- Given problem
Identify, in the records below, every line where the string "chart" appears, and copy each such line.

- Data to process
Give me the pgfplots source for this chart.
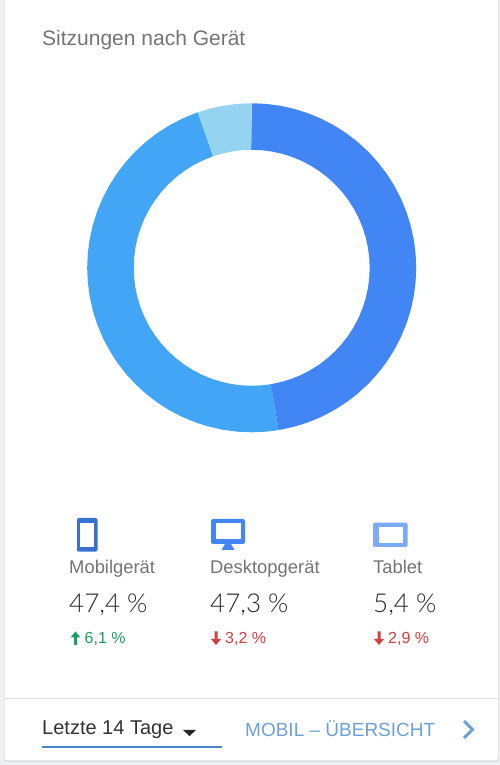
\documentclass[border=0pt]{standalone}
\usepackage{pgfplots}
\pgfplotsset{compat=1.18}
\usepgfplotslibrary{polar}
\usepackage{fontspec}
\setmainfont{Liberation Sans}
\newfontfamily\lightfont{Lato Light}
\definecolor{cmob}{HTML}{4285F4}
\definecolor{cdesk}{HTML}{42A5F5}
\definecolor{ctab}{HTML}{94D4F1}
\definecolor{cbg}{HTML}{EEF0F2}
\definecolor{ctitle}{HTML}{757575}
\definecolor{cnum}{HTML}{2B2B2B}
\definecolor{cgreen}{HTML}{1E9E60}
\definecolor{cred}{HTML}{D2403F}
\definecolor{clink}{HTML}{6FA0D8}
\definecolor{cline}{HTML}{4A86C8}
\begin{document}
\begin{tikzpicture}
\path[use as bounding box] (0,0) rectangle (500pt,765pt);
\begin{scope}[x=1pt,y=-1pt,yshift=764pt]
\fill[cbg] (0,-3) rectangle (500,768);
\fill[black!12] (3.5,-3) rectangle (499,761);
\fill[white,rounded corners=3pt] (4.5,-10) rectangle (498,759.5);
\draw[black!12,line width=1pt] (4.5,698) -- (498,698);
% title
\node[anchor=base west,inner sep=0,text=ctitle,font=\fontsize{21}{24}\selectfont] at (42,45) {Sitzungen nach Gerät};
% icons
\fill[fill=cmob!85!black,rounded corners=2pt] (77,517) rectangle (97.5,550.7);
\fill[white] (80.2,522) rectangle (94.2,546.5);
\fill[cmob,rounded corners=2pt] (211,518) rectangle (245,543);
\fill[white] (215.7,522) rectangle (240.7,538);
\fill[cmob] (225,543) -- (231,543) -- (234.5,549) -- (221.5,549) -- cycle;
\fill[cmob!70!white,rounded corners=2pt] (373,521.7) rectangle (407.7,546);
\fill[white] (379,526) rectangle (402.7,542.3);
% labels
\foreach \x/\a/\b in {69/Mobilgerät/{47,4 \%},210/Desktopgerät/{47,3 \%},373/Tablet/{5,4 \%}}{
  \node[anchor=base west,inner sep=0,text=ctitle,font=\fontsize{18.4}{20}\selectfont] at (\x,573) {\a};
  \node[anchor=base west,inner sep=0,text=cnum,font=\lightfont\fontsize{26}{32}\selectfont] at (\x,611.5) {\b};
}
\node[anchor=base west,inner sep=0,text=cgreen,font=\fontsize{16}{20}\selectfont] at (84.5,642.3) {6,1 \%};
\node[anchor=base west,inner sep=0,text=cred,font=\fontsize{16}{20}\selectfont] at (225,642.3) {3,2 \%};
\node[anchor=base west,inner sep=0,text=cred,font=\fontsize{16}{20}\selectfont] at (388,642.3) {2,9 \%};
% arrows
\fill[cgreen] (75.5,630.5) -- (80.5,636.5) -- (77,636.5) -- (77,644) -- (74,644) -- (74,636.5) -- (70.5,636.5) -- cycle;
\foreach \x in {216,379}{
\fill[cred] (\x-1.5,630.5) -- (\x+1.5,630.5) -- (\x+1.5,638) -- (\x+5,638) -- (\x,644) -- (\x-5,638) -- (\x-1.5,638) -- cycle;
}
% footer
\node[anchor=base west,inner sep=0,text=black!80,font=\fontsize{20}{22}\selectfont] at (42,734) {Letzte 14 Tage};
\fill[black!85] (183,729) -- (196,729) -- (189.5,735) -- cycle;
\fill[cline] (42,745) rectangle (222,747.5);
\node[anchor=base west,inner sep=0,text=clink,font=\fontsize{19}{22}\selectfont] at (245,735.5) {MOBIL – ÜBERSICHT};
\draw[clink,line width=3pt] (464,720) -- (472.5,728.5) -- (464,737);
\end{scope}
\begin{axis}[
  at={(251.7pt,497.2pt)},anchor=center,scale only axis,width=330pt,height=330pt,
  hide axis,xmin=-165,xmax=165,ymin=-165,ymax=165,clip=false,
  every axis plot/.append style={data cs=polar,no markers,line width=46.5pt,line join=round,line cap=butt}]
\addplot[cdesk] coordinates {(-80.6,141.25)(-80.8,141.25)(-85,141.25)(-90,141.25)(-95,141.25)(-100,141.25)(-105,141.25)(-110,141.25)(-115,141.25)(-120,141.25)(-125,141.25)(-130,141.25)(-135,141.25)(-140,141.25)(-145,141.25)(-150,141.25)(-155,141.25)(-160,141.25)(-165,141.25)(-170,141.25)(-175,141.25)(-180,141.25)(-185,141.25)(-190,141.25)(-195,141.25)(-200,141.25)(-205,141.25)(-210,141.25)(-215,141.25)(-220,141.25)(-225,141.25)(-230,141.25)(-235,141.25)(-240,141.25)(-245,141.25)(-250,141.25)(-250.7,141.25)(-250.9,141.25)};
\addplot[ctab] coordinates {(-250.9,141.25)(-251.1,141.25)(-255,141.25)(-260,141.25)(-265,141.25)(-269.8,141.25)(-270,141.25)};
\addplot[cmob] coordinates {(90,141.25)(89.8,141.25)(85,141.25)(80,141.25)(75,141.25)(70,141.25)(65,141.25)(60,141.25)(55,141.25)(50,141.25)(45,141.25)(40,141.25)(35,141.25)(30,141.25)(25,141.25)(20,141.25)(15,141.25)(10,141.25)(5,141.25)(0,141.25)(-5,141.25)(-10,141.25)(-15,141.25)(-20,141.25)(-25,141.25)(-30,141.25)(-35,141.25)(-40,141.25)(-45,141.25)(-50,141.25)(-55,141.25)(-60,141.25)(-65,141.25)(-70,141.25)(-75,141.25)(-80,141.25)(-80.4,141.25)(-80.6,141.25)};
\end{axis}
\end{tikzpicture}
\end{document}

---

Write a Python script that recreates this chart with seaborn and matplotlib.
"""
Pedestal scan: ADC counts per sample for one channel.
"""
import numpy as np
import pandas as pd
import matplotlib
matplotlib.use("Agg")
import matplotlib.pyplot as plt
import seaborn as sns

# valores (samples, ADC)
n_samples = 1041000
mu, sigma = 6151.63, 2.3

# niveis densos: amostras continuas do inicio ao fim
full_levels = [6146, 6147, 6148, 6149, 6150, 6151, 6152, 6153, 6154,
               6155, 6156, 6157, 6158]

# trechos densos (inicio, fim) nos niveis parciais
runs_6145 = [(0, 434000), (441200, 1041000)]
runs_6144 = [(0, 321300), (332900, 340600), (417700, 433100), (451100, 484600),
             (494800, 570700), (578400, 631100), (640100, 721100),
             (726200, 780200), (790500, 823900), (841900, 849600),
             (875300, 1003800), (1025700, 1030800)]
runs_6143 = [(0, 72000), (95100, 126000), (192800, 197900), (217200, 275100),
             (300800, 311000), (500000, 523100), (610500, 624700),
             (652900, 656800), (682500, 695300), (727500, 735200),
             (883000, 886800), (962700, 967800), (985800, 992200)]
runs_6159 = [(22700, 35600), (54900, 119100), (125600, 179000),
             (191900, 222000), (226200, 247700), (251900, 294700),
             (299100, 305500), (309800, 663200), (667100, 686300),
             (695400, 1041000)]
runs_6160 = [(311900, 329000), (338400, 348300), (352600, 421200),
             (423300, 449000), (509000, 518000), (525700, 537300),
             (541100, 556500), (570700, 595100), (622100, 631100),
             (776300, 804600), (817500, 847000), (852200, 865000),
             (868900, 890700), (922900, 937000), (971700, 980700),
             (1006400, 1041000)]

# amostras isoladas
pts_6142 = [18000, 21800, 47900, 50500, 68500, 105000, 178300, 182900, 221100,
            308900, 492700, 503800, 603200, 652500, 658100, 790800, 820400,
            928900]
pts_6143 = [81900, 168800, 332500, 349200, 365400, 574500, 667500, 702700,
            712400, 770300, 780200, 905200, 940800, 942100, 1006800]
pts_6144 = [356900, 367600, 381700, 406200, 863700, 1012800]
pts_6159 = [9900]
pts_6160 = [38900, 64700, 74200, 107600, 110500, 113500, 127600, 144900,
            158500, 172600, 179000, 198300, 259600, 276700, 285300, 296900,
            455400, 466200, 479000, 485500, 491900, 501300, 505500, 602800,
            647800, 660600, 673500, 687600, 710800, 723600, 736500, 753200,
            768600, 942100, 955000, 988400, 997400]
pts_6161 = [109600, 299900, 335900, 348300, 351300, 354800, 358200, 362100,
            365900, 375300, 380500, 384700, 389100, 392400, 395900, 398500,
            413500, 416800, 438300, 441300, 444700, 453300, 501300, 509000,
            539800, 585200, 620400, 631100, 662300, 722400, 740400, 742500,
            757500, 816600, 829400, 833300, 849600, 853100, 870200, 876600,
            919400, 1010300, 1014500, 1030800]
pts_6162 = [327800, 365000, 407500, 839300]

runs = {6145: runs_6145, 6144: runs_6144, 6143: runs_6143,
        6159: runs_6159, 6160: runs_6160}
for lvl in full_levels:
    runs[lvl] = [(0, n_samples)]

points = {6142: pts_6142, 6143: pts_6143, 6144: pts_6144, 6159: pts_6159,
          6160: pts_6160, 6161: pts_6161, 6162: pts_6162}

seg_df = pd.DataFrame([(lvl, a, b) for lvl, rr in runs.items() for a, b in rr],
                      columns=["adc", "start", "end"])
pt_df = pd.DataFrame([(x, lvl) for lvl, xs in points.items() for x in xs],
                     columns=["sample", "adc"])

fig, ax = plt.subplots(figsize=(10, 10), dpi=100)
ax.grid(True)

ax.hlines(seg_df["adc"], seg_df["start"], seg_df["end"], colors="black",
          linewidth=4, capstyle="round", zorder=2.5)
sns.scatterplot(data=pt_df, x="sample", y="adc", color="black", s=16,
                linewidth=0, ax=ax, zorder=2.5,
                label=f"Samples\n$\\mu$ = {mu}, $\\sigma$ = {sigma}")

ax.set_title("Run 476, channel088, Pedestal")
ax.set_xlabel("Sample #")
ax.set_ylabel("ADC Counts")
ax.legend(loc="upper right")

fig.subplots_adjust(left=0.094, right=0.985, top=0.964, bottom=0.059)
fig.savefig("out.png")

...

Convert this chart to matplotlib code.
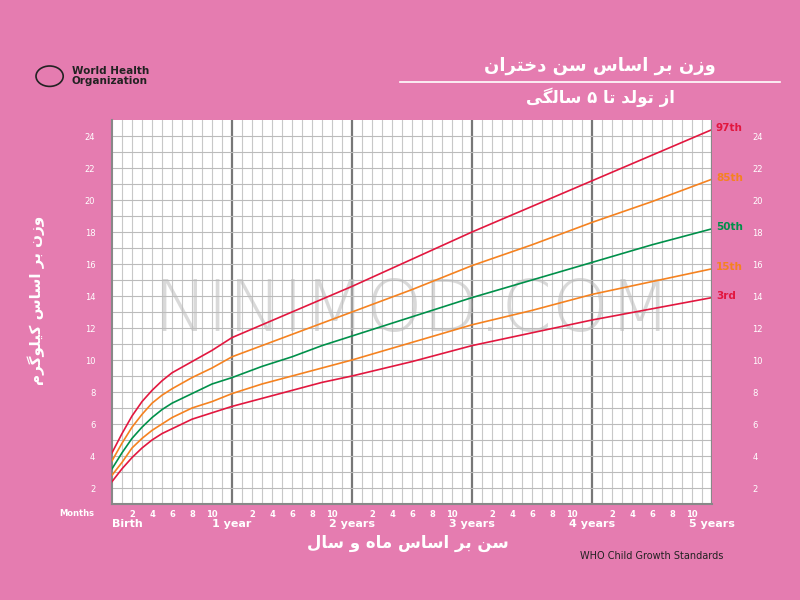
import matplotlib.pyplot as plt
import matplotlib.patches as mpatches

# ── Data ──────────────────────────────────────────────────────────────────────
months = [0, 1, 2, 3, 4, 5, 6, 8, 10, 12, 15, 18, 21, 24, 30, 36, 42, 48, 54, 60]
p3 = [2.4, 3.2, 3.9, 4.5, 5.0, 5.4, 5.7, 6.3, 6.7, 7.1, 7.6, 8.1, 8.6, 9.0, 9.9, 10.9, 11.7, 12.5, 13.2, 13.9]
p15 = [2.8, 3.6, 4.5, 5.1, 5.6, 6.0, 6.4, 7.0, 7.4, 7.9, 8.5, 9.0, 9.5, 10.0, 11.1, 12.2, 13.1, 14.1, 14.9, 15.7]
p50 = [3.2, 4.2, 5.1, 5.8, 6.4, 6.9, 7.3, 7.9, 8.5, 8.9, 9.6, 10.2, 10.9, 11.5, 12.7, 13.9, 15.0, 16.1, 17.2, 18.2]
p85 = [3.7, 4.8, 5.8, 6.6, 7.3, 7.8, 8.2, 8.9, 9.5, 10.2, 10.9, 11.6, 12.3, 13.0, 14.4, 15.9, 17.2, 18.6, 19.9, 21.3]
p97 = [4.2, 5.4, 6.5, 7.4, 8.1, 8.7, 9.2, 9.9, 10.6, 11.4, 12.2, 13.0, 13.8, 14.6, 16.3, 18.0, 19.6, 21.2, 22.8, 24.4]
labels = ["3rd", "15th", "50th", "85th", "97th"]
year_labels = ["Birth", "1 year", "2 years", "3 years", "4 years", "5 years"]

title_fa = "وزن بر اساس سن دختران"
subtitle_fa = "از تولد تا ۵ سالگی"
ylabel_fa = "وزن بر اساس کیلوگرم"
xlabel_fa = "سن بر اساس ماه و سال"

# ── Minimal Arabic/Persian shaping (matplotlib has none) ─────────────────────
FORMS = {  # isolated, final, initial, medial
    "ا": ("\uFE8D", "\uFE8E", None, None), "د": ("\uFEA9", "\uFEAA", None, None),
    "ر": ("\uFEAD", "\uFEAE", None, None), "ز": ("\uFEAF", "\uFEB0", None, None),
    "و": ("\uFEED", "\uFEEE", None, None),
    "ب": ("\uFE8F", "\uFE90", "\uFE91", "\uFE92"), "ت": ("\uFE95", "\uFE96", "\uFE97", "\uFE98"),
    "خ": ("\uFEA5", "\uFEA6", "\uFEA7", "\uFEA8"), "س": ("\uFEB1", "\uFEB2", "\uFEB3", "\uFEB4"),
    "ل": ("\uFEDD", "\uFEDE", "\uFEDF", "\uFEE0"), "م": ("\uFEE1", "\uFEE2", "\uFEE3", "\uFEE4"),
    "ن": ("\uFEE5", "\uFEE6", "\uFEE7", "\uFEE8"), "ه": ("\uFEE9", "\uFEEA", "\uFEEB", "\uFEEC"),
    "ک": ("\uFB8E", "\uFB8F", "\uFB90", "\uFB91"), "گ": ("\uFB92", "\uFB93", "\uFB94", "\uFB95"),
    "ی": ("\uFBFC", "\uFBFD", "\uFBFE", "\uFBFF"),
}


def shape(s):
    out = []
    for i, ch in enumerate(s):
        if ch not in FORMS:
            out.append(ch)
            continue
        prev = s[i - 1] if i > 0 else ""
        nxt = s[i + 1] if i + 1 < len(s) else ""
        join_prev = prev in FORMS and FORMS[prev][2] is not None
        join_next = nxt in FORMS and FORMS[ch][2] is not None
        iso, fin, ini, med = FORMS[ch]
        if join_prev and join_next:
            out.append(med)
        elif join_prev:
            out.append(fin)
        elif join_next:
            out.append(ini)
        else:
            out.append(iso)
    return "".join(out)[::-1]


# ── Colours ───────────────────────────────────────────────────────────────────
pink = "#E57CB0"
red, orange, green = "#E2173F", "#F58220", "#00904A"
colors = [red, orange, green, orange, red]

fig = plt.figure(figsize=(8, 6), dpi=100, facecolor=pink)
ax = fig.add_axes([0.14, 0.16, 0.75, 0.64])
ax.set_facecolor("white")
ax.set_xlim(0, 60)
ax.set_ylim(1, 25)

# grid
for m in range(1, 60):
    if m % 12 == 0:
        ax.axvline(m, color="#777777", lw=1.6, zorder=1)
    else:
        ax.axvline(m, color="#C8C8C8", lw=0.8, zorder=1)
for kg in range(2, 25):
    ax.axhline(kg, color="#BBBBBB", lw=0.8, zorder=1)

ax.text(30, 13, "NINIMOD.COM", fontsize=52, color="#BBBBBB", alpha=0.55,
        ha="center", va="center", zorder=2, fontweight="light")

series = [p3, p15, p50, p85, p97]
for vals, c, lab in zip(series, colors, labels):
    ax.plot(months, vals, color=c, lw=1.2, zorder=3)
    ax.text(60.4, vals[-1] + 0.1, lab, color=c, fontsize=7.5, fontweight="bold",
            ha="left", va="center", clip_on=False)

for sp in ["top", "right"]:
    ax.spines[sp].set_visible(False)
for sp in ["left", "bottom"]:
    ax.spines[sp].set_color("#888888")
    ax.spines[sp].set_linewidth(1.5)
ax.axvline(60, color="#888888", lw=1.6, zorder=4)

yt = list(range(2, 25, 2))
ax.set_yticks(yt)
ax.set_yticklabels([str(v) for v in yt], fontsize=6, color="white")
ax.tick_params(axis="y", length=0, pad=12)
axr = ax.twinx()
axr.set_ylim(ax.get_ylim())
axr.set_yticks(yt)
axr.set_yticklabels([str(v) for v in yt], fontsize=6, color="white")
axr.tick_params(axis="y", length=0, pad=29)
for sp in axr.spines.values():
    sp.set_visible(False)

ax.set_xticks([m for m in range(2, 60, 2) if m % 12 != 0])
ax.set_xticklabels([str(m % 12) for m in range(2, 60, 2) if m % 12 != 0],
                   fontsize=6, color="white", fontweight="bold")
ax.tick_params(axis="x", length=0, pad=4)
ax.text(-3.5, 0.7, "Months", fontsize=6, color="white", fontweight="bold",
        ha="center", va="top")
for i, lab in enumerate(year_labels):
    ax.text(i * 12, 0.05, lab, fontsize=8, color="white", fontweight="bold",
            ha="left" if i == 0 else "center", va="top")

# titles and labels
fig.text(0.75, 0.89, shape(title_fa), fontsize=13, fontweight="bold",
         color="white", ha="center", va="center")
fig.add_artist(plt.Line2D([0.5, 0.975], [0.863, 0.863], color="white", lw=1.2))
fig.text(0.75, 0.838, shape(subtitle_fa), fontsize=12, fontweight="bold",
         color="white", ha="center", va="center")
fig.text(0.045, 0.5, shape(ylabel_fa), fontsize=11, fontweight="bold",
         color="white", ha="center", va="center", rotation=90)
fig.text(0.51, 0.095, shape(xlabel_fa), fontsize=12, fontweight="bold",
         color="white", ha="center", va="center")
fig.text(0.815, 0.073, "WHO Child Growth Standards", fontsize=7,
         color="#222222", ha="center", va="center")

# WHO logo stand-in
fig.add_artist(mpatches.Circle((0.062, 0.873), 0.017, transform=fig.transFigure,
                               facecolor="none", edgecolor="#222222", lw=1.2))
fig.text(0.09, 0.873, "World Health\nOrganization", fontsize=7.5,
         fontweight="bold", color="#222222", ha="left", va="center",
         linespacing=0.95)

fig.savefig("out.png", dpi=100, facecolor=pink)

- Final result
Give me the pgfplots source for this chart.
Write a Python script that recreates this chart with seaborn and matplotlib.
Convert this chart to matplotlib code.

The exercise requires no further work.